> **Required task**: Reproduce the lines of the material exactly, excluding every image.
____
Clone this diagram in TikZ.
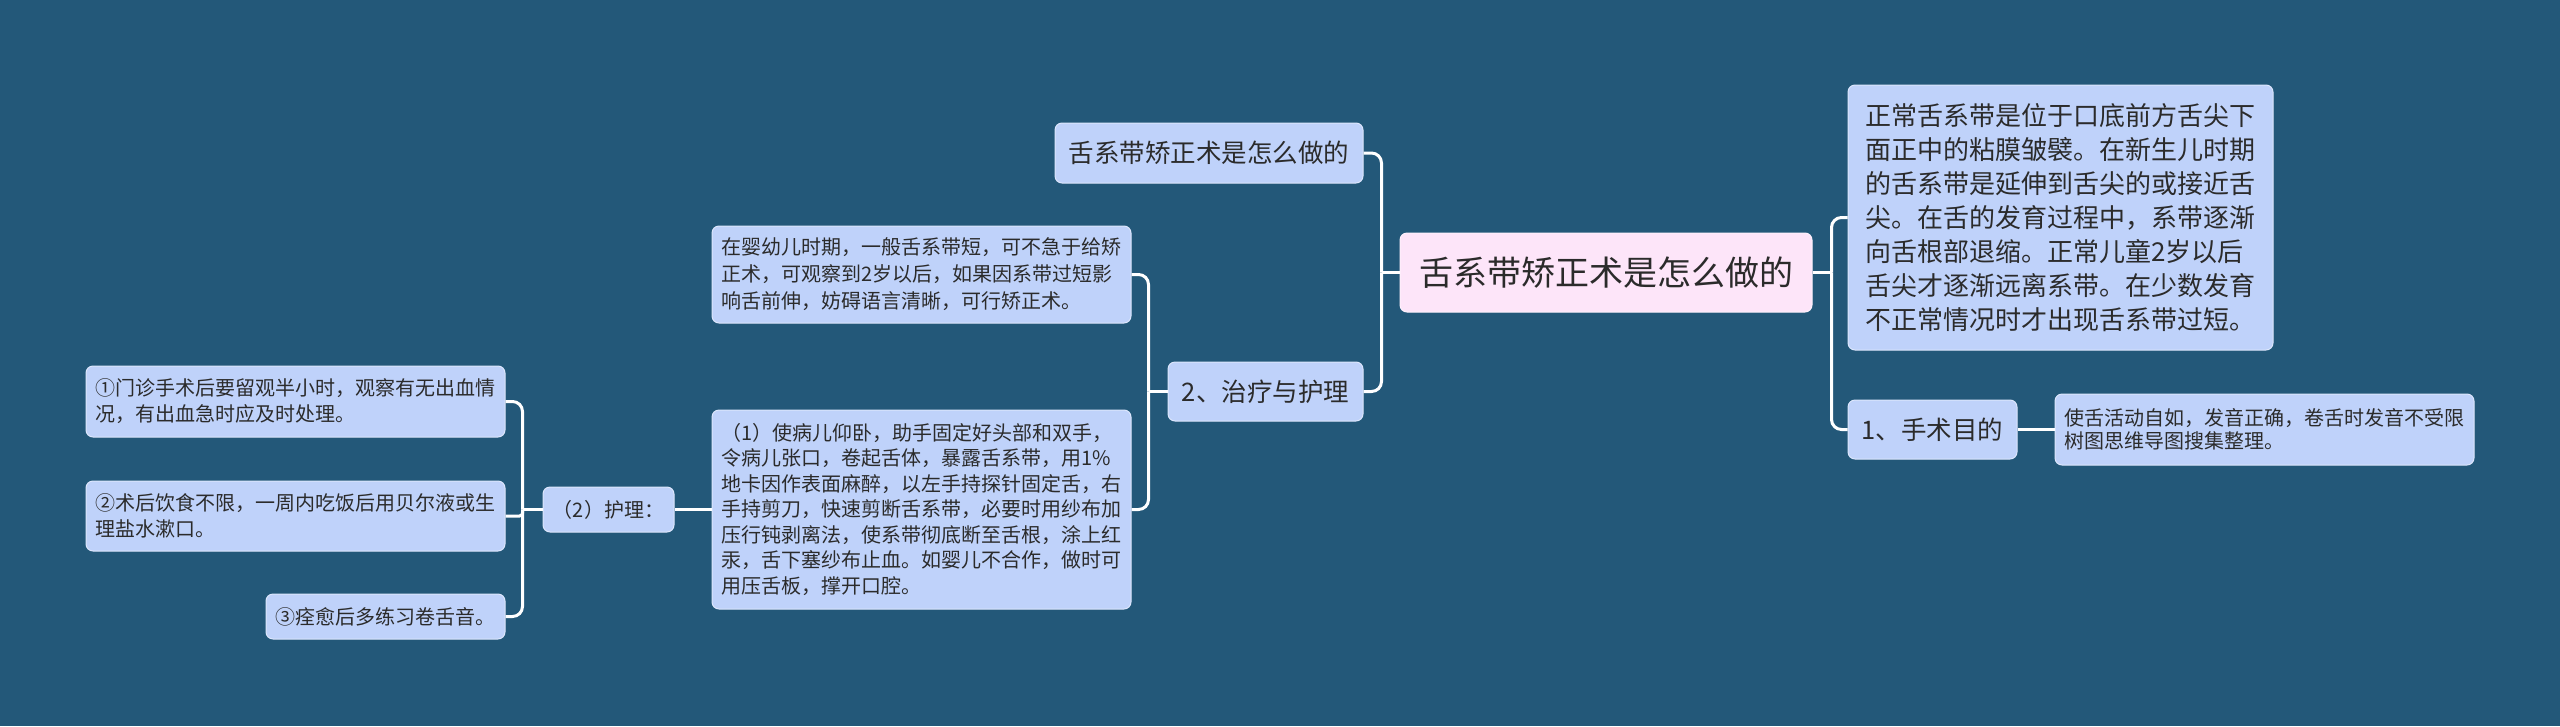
\documentclass[tikz,border=0pt]{standalone}
\usepackage{fontspec}
\usepackage{tikz}
\newfontfamily\cjk{Noto Sans CJK SC}
\definecolor{bgblue}{HTML}{235879}
\definecolor{topicblue}{HTML}{BFD2FA}
\definecolor{rootpink}{HTML}{FDE5F9}
\definecolor{inkgray}{HTML}{2B2B2B}

\begin{document}
\begin{tikzpicture}[x=1pt,y=-1pt,
  box/.style={rectangle,rounded corners=7pt,fill=topicblue,draw=white!45!topicblue,
    line width=1pt,text=inkgray,inner sep=0pt,align=left},
  rootbox/.style={box,fill=rootpink,draw=white!45!rootpink,font=\cjk\fontsize{34}{40}\selectfont},
  big/.style={box,font=\cjk\fontsize{25.5}{30}\selectfont},
  small/.style={box,font=\cjk\fontsize{20}{24}\selectfont},
  link/.style={draw=white,line width=3pt,rounded corners=10pt}]
  \useasboundingbox (0,0) rectangle (2560,726);
  \fill[bgblue] (0,0) rectangle (2560,726);

  % centre and right branch
  \node[rootbox,minimum width=412pt,minimum height=79pt] (root) at (1606,272.5) {舌系带矫正术是怎么做的};
  \node[big,font=\cjk\fontsize{26}{34}\selectfont,minimum width=425pt,minimum height=265pt] (desc) at (2060.5,217.5)
    {正常舌系带是位于口底前方舌尖下\\
     面正中的粘膜皱襞。在新生儿时期\\
     的舌系带是延伸到舌尖的或接近舌\\
     尖。在舌的发育过程中，系带逐渐\\
     向舌根部退缩。正常儿童2岁以后\\
     舌尖才逐渐远离系带。在少数发育\\
     不正常情况时才出现舌系带过短。};
  \node[big,minimum width=169pt,minimum height=59pt] (aim) at (1932.5,429.5) {1、手术目的};
  \node[small,font=\cjk\fontsize{20}{23}\selectfont,minimum width=419pt,minimum height=71pt] (aimnote) at (2264.5,429.5)
    {使舌活动自如，发音正确，卷舌时发音不受限\\
     树图思维导图搜集整理。};

  % left branch
  \node[big,minimum width=308pt,minimum height=60pt] (title) at (1209,153) {舌系带矫正术是怎么做的};
  \node[big,minimum width=195pt,minimum height=59pt] (treat) at (1265.5,391.5) {2、治疗与护理};
  \node[small,font=\cjk\fontsize{20}{27}\selectfont,minimum width=419pt,minimum height=97pt] (infant) at (921.5,274.5)
    {在婴幼儿时期，一般舌系带短，可不急于给矫\\
     正术，可观察到2岁以后，如果因系带过短影\\
     响舌前伸，妨碍语言清晰，可行矫正术。};
  \node[small,font=\cjk\fontsize{20}{25.5}\selectfont,minimum width=419pt,minimum height=199pt] (steps) at (921.5,509.5)
    {（1）使病儿仰卧，助手固定好头部和双手，\\
     令病儿张口，卷起舌体，暴露舌系带，用1\%\\
     地卡因作表面麻醉，以左手持探针固定舌，右\\
     手持剪刀，快速剪断舌系带，必要时用纱布加\\
     压行钝剥离法，使系带彻底断至舌根，涂上红\\
     汞，舌下塞纱布止血。如婴儿不合作，做时可\\
     用压舌板，撑开口腔。};
  \node[small,minimum width=131pt,minimum height=45pt] (care) at (608.5,509.5) {（2）护理：};
  \node[small,font=\cjk\fontsize{20}{26}\selectfont,minimum width=419pt,minimum height=71pt] (careA) at (295.5,401.5)
    {①门诊手术后要留观半小时，观察有无出血情\\
     况，有出血急时应及时处理。};
  \node[small,font=\cjk\fontsize{20}{26}\selectfont,minimum width=419pt,minimum height=70pt] (careB) at (295.5,516)
    {②术后饮食不限，一周内吃饭后用贝尔液或生\\
     理盐水漱口。};
  \node[small,minimum width=239pt,minimum height=45pt] (careC) at (385.5,616.5) {③痊愈后多练习卷舌音。};

  % connectors
  \draw[link] (root.east) -- ++(19,0) coordinate (rj);
  \draw[link] (rj) |- (desc.west);
  \draw[link] (rj) |- (aim.west);
  \draw[link] (aim) -- (aimnote);
  \draw[link] (root.west) -- ++(-18,0) coordinate (lj);
  \draw[link] (lj) |- (title.east);
  \draw[link] (lj) |- (treat.east);
  \draw[link] (treat.west) -- ++(-19,0) coordinate (tj);
  \draw[link] (tj) |- (infant.east);
  \draw[link] (tj) |- (steps.east);
  \draw[link] (steps) -- (care);
  \draw[link] (care.west) -- ++(-20,0) coordinate (cj);
  \draw[link] (cj) |- (careA.east);
  \draw[link,rounded corners=3pt] (cj) |- (careB.east);
  \draw[link] (cj) |- (careC.east);
\end{tikzpicture}
\end{document}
____
> **Response**:
Clone this diagram in TikZ.
\documentclass[tikz,border=0pt]{standalone}
\usepackage{fontspec}
\usepackage{tikz}
\newfontfamily\cjk{Noto Sans CJK SC}
\definecolor{bgblue}{HTML}{235879}
\definecolor{topicblue}{HTML}{BFD2FA}
\definecolor{rootpink}{HTML}{FDE5F9}
\definecolor{inkgray}{HTML}{2B2B2B}

\begin{document}
\begin{tikzpicture}[x=1pt,y=-1pt,
  box/.style={rectangle,rounded corners=7pt,fill=topicblue,draw=white!45!topicblue,
    line width=1pt,text=inkgray,inner sep=0pt,align=left},
  rootbox/.style={box,fill=rootpink,draw=white!45!rootpink,font=\cjk\fontsize{34}{40}\selectfont},
  big/.style={box,font=\cjk\fontsize{25.5}{30}\selectfont},
  small/.style={box,font=\cjk\fontsize{20}{24}\selectfont},
  link/.style={draw=white,line width=3pt,rounded corners=10pt}]
  \useasboundingbox (0,0) rectangle (2560,726);
  \fill[bgblue] (0,0) rectangle (2560,726);

  % centre and right branch
  \node[rootbox,minimum width=412pt,minimum height=79pt] (root) at (1606,272.5) {舌系带矫正术是怎么做的};
  \node[big,font=\cjk\fontsize{26}{34}\selectfont,minimum width=425pt,minimum height=265pt] (desc) at (2060.5,217.5)
    {正常舌系带是位于口底前方舌尖下\\
     面正中的粘膜皱襞。在新生儿时期\\
     的舌系带是延伸到舌尖的或接近舌\\
     尖。在舌的发育过程中，系带逐渐\\
     向舌根部退缩。正常儿童2岁以后\\
     舌尖才逐渐远离系带。在少数发育\\
     不正常情况时才出现舌系带过短。};
  \node[big,minimum width=169pt,minimum height=59pt] (aim) at (1932.5,429.5) {1、手术目的};
  \node[small,font=\cjk\fontsize{20}{23}\selectfont,minimum width=419pt,minimum height=71pt] (aimnote) at (2264.5,429.5)
    {使舌活动自如，发音正确，卷舌时发音不受限\\
     树图思维导图搜集整理。};

  % left branch
  \node[big,minimum width=308pt,minimum height=60pt] (title) at (1209,153) {舌系带矫正术是怎么做的};
  \node[big,minimum width=195pt,minimum height=59pt] (treat) at (1265.5,391.5) {2、治疗与护理};
  \node[small,font=\cjk\fontsize{20}{27}\selectfont,minimum width=419pt,minimum height=97pt] (infant) at (921.5,274.5)
    {在婴幼儿时期，一般舌系带短，可不急于给矫\\
     正术，可观察到2岁以后，如果因系带过短影\\
     响舌前伸，妨碍语言清晰，可行矫正术。};
  \node[small,font=\cjk\fontsize{20}{25.5}\selectfont,minimum width=419pt,minimum height=199pt] (steps) at (921.5,509.5)
    {（1）使病儿仰卧，助手固定好头部和双手，\\
     令病儿张口，卷起舌体，暴露舌系带，用1\%\\
     地卡因作表面麻醉，以左手持探针固定舌，右\\
     手持剪刀，快速剪断舌系带，必要时用纱布加\\
     压行钝剥离法，使系带彻底断至舌根，涂上红\\
     汞，舌下塞纱布止血。如婴儿不合作，做时可\\
     用压舌板，撑开口腔。};
  \node[small,minimum width=131pt,minimum height=45pt] (care) at (608.5,509.5) {（2）护理：};
  \node[small,font=\cjk\fontsize{20}{26}\selectfont,minimum width=419pt,minimum height=71pt] (careA) at (295.5,401.5)
    {①门诊手术后要留观半小时，观察有无出血情\\
     况，有出血急时应及时处理。};
  \node[small,font=\cjk\fontsize{20}{26}\selectfont,minimum width=419pt,minimum height=70pt] (careB) at (295.5,516)
    {②术后饮食不限，一周内吃饭后用贝尔液或生\\
     理盐水漱口。};
  \node[small,minimum width=239pt,minimum height=45pt] (careC) at (385.5,616.5) {③痊愈后多练习卷舌音。};

  % connectors
  \draw[link] (root.east) -- ++(19,0) coordinate (rj);
  \draw[link] (rj) |- (desc.west);
  \draw[link] (rj) |- (aim.west);
  \draw[link] (aim) -- (aimnote);
  \draw[link] (root.west) -- ++(-18,0) coordinate (lj);
  \draw[link] (lj) |- (title.east);
  \draw[link] (lj) |- (treat.east);
  \draw[link] (treat.west) -- ++(-19,0) coordinate (tj);
  \draw[link] (tj) |- (infant.east);
  \draw[link] (tj) |- (steps.east);
  \draw[link] (steps) -- (care);
  \draw[link] (care.west) -- ++(-20,0) coordinate (cj);
  \draw[link] (cj) |- (careA.east);
  \draw[link,rounded corners=3pt] (cj) |- (careB.east);
  \draw[link] (cj) |- (careC.east);
\end{tikzpicture}
\end{document}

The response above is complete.